Le CIRAD s'est impliqué dans ce sens dans la très contestée Table ronde pour une huile de palme durable (RSPO en anglais), lancée en 1994 par des industriels. La certification volontaire qu'ont mis en place les parties prenantes est aujourd'hui dénoncée par de nombreux acteurs. Alain Rival y croit : ''le système n'est pas parfait mais il a le mérité d'exister. Il faut être pragmatique : si l'on met des conditions trop strictes dès le départ, on va louper le coche. L'offre provient principalement des petits producteurs, il ne faut pas l'oublier. Les acheteurs veulent d'ores et déjà une étiquette, un label à coller sur leur produit. Mais qui va payer ça ? C'est une phase conflictuelle où chacun essaie de faire porter le poids de la certification sur l'autre.
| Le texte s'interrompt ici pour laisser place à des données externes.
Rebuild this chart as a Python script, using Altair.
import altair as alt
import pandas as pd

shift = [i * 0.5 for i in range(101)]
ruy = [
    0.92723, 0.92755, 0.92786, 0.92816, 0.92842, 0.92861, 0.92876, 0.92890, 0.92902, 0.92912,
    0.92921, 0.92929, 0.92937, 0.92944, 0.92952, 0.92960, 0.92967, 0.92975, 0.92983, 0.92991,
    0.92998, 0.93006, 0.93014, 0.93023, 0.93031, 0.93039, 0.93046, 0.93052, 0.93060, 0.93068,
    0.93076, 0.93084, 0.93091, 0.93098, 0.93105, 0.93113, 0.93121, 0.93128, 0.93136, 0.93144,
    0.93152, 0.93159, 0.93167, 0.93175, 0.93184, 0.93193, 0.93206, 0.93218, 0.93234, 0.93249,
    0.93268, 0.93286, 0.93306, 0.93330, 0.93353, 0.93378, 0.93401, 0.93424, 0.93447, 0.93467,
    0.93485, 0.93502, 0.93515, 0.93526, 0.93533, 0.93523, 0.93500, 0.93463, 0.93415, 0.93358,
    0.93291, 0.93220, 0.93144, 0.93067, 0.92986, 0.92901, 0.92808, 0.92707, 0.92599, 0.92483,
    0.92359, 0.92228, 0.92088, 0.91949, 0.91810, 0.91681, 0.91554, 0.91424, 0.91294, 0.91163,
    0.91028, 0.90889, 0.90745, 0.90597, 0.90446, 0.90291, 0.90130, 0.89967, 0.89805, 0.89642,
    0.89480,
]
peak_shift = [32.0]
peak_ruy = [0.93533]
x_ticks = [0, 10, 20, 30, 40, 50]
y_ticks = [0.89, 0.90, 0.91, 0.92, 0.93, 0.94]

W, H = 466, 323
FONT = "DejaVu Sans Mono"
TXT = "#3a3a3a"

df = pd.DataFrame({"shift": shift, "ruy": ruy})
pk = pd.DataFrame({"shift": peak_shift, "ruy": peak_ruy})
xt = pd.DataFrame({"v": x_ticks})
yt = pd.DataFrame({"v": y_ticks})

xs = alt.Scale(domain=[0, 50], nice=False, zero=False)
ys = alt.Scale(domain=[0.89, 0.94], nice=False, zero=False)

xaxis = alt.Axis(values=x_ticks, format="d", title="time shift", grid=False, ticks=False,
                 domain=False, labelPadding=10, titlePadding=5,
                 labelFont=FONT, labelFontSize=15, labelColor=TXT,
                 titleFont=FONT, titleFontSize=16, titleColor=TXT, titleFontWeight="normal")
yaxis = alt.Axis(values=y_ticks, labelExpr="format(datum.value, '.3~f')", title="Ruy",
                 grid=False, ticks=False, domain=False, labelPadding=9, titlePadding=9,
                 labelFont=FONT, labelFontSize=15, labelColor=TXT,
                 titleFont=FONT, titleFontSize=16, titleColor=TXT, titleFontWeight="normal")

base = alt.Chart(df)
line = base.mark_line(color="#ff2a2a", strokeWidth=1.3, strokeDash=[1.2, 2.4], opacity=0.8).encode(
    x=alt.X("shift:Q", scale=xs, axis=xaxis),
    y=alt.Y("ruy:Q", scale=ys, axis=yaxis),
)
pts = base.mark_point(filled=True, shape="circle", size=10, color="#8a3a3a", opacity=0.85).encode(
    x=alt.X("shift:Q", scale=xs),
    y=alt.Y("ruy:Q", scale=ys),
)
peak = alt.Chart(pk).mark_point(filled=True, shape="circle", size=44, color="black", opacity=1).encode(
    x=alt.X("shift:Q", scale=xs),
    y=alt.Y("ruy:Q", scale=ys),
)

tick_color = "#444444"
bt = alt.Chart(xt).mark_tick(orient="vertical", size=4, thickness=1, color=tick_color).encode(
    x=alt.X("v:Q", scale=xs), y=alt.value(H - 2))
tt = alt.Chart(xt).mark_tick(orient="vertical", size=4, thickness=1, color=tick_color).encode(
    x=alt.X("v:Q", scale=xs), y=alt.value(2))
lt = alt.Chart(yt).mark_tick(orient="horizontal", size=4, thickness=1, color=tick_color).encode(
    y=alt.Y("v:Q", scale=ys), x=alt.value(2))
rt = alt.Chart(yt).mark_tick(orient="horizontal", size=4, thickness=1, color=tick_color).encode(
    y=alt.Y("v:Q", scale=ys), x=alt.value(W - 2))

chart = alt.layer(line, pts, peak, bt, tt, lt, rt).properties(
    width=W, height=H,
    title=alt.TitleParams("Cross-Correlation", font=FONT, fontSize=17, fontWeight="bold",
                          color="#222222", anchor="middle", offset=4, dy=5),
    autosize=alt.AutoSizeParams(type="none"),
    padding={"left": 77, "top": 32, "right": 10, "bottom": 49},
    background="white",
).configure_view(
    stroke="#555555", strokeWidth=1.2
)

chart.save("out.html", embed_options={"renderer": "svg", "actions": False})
La démarche est longue, il faut discuter, écouter pour faire évoluer les choses… Il faut également organiser la traçabilité de l'huile de palme, qui n'existait pas jusqu'à présent. Il faut du temps pour organiser tout ça''. Près de 40 producteurs sont certifiés. Deux millions de tonnes d'huile de palme ont été certifiées aujourd'hui, ce qui représente 4 % de la production actuelle.
Le marché peut-il à lui seul être gage de durabilité ? ''L'idée est que les principes et critères soient inscrits dans le droit de chaque pays. Pour cela, nous avons besoin du soutien des gouvernements. Si au départ la RSPO était une initiative business to business, il manque autour de la table les Etats eux-même. Les gouvernements indonésiens et malaisiens se sont engagés récemment sur des moratoires sur la déforestation mais ce sont des démocraties relativement jeunes, il y a des problèmes de corruption. L'arrêt de la déforestation sera un processus lent qui nécessite l'aide des pays du Nord. Le poids politique est très important sur cette question, on l'a vu à Copenhague''.
Dans le cadre de la conférence d'Oslo sur la déforestation et le climat les 27 et 28 mai dernier, la Norvège s'est engagée à consacrer jusqu'à un milliard de dollars à la préservation des forêts indonésiennes, après l'annonce de la mise en place d'un moratoire de deux ans quelques jours plus tôt par le président indonésien Susilo Bambang Yudhoyono.